Shu Hu, Assistant Professor of Chemical & Environmental Engineering, Yale University
A New Frontier in Carbon Capture and Conversion: CO2(aq) Molecular Flux Photocatalysis in Flowing Seawater
Carbon capture, utilization, and storage (CCUS) are critical for managing anthropogenic carbon dioxide (CO2) emissions. Great strides have been made in electrification so far, but there are a handful of scenarios that still require hydrocarbon fuels and chemicals, such as aviation, long-haul trucking, and marine shipping. On the one hand, atmospheric CO2 is only 420 ppm, making DAC energy-intensive. On the other hand, atmospheric CO2 exchanges with the ocean surface constantly, and the concentration of dissolved inorganic carbon (DIC) in seawater is approximately 140 times higher in carbon molarity than atmospheric CO2. Thus, direct conversion of the dissolved carbon represents an alternative approach to sustainable chemical and fuels production. However, the HCO3- concentration is still very low (2 mM), and the concentration of dissolved CO2(aq) is near zero: thus, there is insufficient electrochemically active reactant for CO2 reduction (CO2R).
The Hu group introduces a transformative concept of molecular flux catalysis made possible by engineering fluid flow and CO2-sorbent reactions. Conventional photoelectrochemical (PEC) devices require continuous bubbling of pure CO2 gas. We combine non-diffusive transport and light-driven photocatalysis to achieve performance and selectivity comparable to conventional PEC CO2 devices but using a 1000-times lower dissolved carbon concentration and without continuous CO2 purging. I will first elucidate the coupled light absorption, charge separation, and catalysis processes, needed to understand for photocatalysis to achieve >85% quantum efficiency. Then, I will describe the design, realization, and modeling of 3D-printed reactors for unbiased PEC CO2 capture and in-situ conversion in flowing seawater. We achieved a one-step conversion of dissolved carbon to H2 and CO gases, at record solar-to-chemical conversion efficiency. We took a system approach to achieve high-rate CO2(aq) molecular flux catalysis, by, e.g., combining reaction engineering with light-driven conversion at room temperature.
Bio:
Shu Hu received his Ph.D. (2011) from Stanford University, advised by Paul McIntyre in Materials Science and Engineering and Chris Chidsey in Chemistry. Between 2012 and 2015, he did postdoctoral work in the Department of Chemistry with Professor Nathan S. Lewis at California Institute of Technology, where he discovered coating-stabilized photochemical interfaces.

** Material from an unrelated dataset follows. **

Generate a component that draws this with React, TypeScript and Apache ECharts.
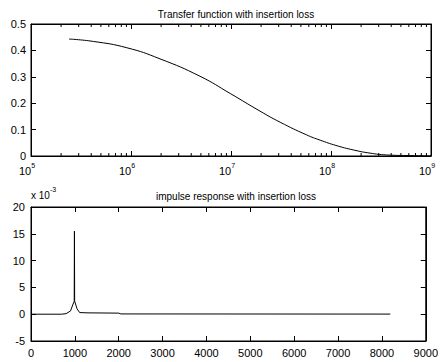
import React, { useEffect, useRef } from "react";
import * as echarts from "echarts";

const titleTop = "Transfer function with insertion loss";
const titleBottom = "impulse response with insertion loss";

// Top: transfer function magnitude vs frequency (Hz)
const freqHz = [2.4e5, 4.2e5, 9.1e5, 1.95e6, 4.9e6, 9.8e6, 1.95e7, 3.1e7, 5.7e7, 7.8e7, 1.12e8, 1.67e8, 2.45e8, 3.6e8, 6.3e8, 1e9];
const transferMag = [0.443, 0.434, 0.41, 0.368, 0.302, 0.237, 0.17, 0.128, 0.08, 0.06, 0.04, 0.023, 0.011, 0.004, 0.0015, 0.0005];

// Bottom: impulse response (units of 1e-3) vs sample index
const sampleIdx = [0, 700, 800, 900, 960, 985, 990, 995, 1000, 1050, 1110, 1300, 2000, 2050, 8192];
const impulseVal = [0, 0, 0.1, 0.6, 1.9, 2.4, 15.5, 2.5, 2.3, 1.0, 0.3, 0.25, 0.2, 0.05, 0.02];

const topYTicks = [0, 0.1, 0.2, 0.3, 0.4, 0.5];
const bottomYTicks = [-5, 0, 5, 10, 15, 20];
const decades = [5, 6, 7, 8];
const mantissas = [2, 3, 4, 5, 6, 7, 8, 9];

const FONT = "'Liberation Sans', Arial, Helvetica, sans-serif";

export default function App() {
  const ref = useRef<HTMLDivElement>(null);

  useEffect(() => {
    if (!ref.current) return;
    const chart = echarts.init(ref.current, undefined, { renderer: "svg" });

    const minorTicks: number[][] = [];
    decades.forEach((d) => mantissas.forEach((m) => minorTicks.push([m * Math.pow(10, d), 0])));

    const grids = [
      { left: 31, top: 24, width: 400, height: 132, show: true, borderColor: "#000", borderWidth: 1, backgroundColor: "transparent" },
      { left: 31, top: 207, width: 400, height: 134, show: true, borderColor: "#000", borderWidth: 1, backgroundColor: "transparent" },
    ];

    const axisLine = { show: true, onZero: false, lineStyle: { color: "#000", width: 1 } };
    const tick = { show: true, inside: true, length: 5, lineStyle: { color: "#000", width: 1 } };
    const label = { color: "#000", fontFamily: FONT, fontSize: 11 };

    const option: any = {
      animation: false,
      backgroundColor: "#fff",
      title: [
        { text: titleTop, left: 231, top: 4, textAlign: "center", textStyle: { fontFamily: FONT, fontSize: 10, fontWeight: "normal", color: "#000" } },
        { text: titleBottom, left: 231, top: 186, textAlign: "center", textStyle: { fontFamily: FONT, fontSize: 10, fontWeight: "normal", color: "#000" } },
      ],
      grid: grids,
      xAxis: [
        {
          type: "log", logBase: 10, gridIndex: 0, min: 1e5, max: 1e9, splitNumber: 4,
          axisLine, axisTick: tick, splitLine: { show: false },
          axisLabel: {
            ...label, margin: 6, showMinLabel: true, showMaxLabel: true, padding: [0, 8, 0, 0],
            formatter: (v: number) => `{b|10}{s|${Math.round(Math.log10(v))}}`,
            rich: {
              b: { fontFamily: FONT, fontSize: 11, color: "#000", lineHeight: 14, verticalAlign: "bottom" },
              s: { fontFamily: FONT, fontSize: 7, color: "#000", lineHeight: 8, verticalAlign: "top" },
            },
          },
        },
        {
          type: "log", logBase: 10, gridIndex: 0, min: 1e5, max: 1e9, splitNumber: 4, position: "top",
          axisLine, axisTick: tick, axisLabel: { show: false }, splitLine: { show: false },
        },
        {
          type: "value", gridIndex: 1, min: 0, max: 9000, interval: 1000,
          axisLine, axisTick: tick, splitLine: { show: false },
          axisLabel: { ...label, margin: 6, showMinLabel: true, showMaxLabel: true, formatter: (v: number) => String(v) },
        },
        {
          type: "value", gridIndex: 1, min: 0, max: 9000, interval: 1000, position: "top",
          axisLine, axisTick: tick, axisLabel: { show: false }, splitLine: { show: false },
        },
      ],
      yAxis: [
        {
          type: "value", gridIndex: 0, min: topYTicks[0], max: topYTicks[topYTicks.length - 1], interval: 0.1,
          axisLine, axisTick: tick, splitLine: { show: false },
          axisLabel: { ...label, margin: 5, formatter: (v: number) => (v === 0 ? "0" : v.toFixed(1)) },
        },
        {
          type: "value", gridIndex: 0, min: 0, max: 0.5, interval: 0.1, position: "right",
          axisLine, axisTick: tick, axisLabel: { show: false }, splitLine: { show: false },
        },
        {
          type: "value", gridIndex: 1, min: bottomYTicks[0], max: bottomYTicks[bottomYTicks.length - 1], interval: 5,
          axisLine, axisTick: tick, splitLine: { show: false },
          axisLabel: { ...label, margin: 6, formatter: (v: number) => String(v) },
        },
        {
          type: "value", gridIndex: 1, min: -5, max: 20, interval: 5, position: "right",
          axisLine, axisTick: tick, axisLabel: { show: false }, splitLine: { show: false },
        },
      ],
      graphic: [
        {
          type: "text", left: 31, top: 186,
          style: {
            text: "{a|x 10}{e|-3}",
            rich: {
              a: { fontFamily: FONT, fontSize: 10, fill: "#000", lineHeight: 14, verticalAlign: "bottom" },
              e: { fontFamily: FONT, fontSize: 7, fill: "#000", lineHeight: 8, verticalAlign: "top" },
            },
          },
        },
      ],
      series: [
        {
          type: "line", xAxisIndex: 0, yAxisIndex: 0, smooth: 0.5, symbol: "none",
          lineStyle: { color: "#000", width: 1 },
          data: freqHz.map((f, i) => [f, transferMag[i]]),
        },
        {
          type: "custom", xAxisIndex: 0, yAxisIndex: 0, silent: true,
          data: minorTicks,
          renderItem: (_p: any, api: any) => {
            const x = api.value(0);
            const pb = api.coord([x, 0]);
            const pt = api.coord([x, 0.5]);
            const st = { stroke: "#000", lineWidth: 1 };
            return {
              type: "group",
              children: [
                { type: "line", shape: { x1: pb[0], y1: pb[1], x2: pb[0], y2: pb[1] - 3 }, style: st },
                { type: "line", shape: { x1: pt[0], y1: pt[1], x2: pt[0], y2: pt[1] + 3 }, style: st },
              ],
            };
          },
        },
        {
          type: "line", xAxisIndex: 2, yAxisIndex: 2, symbol: "none",
          lineStyle: { color: "#000", width: 1 },
          data: sampleIdx.map((t, i) => [t, impulseVal[i]]),
        },
      ],
    };

    chart.setOption(option);
    return () => chart.dispose();
  }, []);

  return <div ref={ref} style={{ position: "absolute", left: 0, top: 0, width: 441, height: 362 }} />;
}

Starting an independent career at Yale, Prof. Hu’s lab is focused on light-driven sustainable chemical and materials synthesis, using small molecules like water, oxygen from the air, dissolved carbon such as carbonates, and methane. Hu is known for functional coatings that stabilize semiconductor-electrolyte interfaces, and a holistic understanding of photocatalysis processes at semiconductor-liquid interfaces in a reactor environment.
To recognize these contributions, he received dozens of Awards & Honors with a few selected: the ACS ENFL Emerging Researcher Award (2024), MRS Emerging Researcher Award (2023), DOE Early Career Award (2021), Global Chinese Chemical Engineer Award (2022), and Scialog Fellow, Negative Emissions Science (2020).
Full bio:
List of Awards & Honors, for example, the ACS ENFL Emerging Researcher Award (2024), MRS Emerging Researcher Award (2023), Brown & Williamson Chemistry Lectureship (2022), DOE Early Career Award (2021), Fellow of the International Association of Advanced Materials (2021) and Scialog Fellow, Negative Emissions Science (2020). Future Chemical Engineering Scholar Award, Global Academy of Chinese Chemical Engineers 2022; Young Innovator Award of Nano Research 2022; ECS, Energy Technology Young Investigator Award 2019; Schottky Seminar, Technical University of Munich 2018; Journal of Materials Chemistry Emerging Investigator Award 2017; Ross N. Tucker Award, the Minerals, Metals & Materials Society.